When Matthew tells us about the inauguration, the beginning of Jesus’s public ministry in his baptism: he is also speaking of baptism as the beginning of our ministry; of our sharing in his ministry. For Matthew Jesus and Church are one, bound together inextricably.
In baptism, we are acknowledged, claimed as God’s own beloved children, we are marked as Christ’s own. We are washed from the sins which enslave us to evil. We are anointed with the Spirit, not as some private celestial insurance plan, but to share in the life and work of Jesus Christ. Just as Jesus’ baptism signals his identity with all humankind, so too does our baptism. Jesus stands in the water of the Jordan with the crowd which represents all humanity as one with it – not separate from it. We come to the waters of baptism in the font, not so that we can made separate from other people, kept safe in a sort of antiseptic and sterile spiritual world. No, we come to baptism so that we can identify all the more deeply with that world which Christ came to save and transform and play our part in that work; anointed, as Peter says to Cornelius, he was with the Holy Spirit and with power so that, as he did, we might go about doing good and healing all who are oppressed by evil, preaching and testifying, called by God in righteousness and given by God, “as a covenant to the people, a light to the nations, to open the eyes that are blind, to bring the prisoners out of the dungeon, from the prison those who sit in darkness,” with all the challenge and risk involved. And so that, empowered by his Spirit, all righteousness, the will of God might be fulfilled in our lives and all the world.

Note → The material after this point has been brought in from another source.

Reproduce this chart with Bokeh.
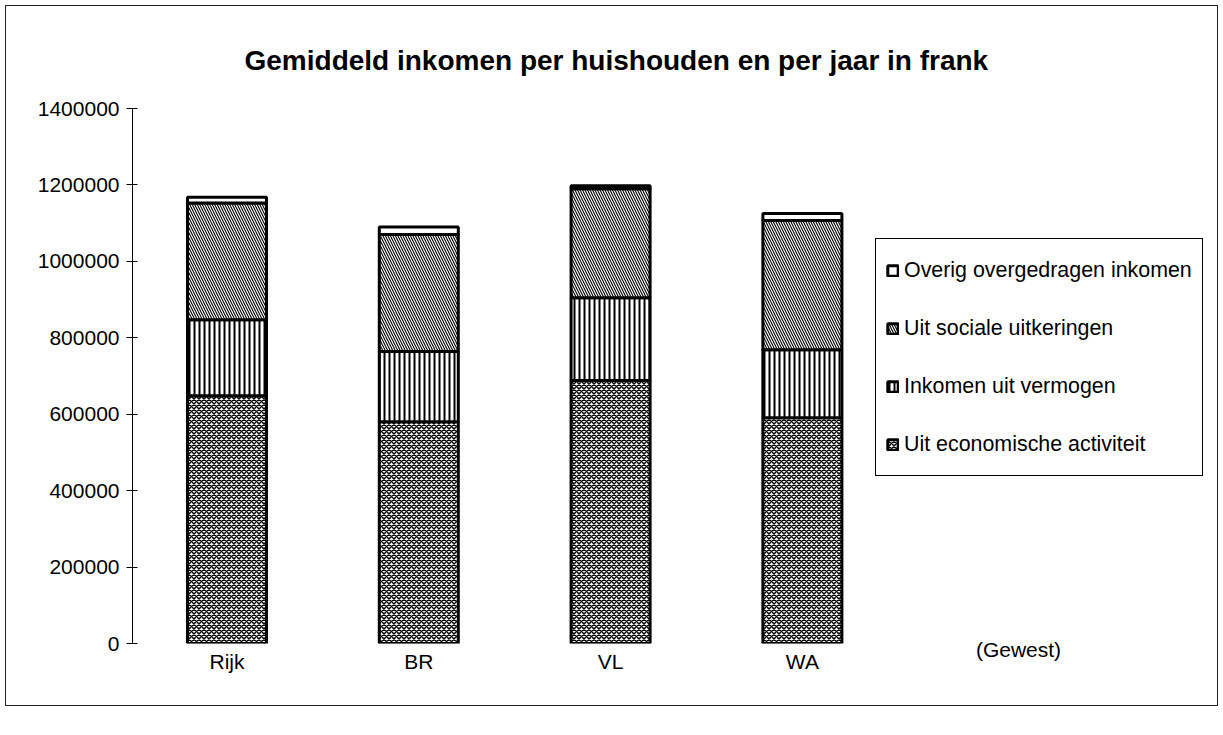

And in the baptism of Cornelius and his household, we can see Peter being led to realise just what that means. We can see this as Peter’s conversion, his Damascus Road, when the Holy Spirit opens his eyes to what this all implies – that it does mean all nations, not just people like him, his fellow Jews. Nor does it mean just people like us.
Peter had received the Holy Spirit at Pentecost, along with the rest of the embryonic church, but this did not mean that he was granted instant omniscience, or indeed infallibility. He had to be led into all truth by the Spirit. The Spirit had to remind him of the things Jesus had said and help him and the Church to understand their consequences. The Spirit is still doing that work. When Peter returned to Jerusalem, after what had started as a funeral visit after the death of that devout and good woman Tabitha, and ended in something startlingly new, he had to explain himself to the guardians of orthodoxy at home – to help them see that new things were happening because of Christ and his Spirit. It was hard work then and it is hard work now, but we can have faith that the Spirit will lead us into all truth.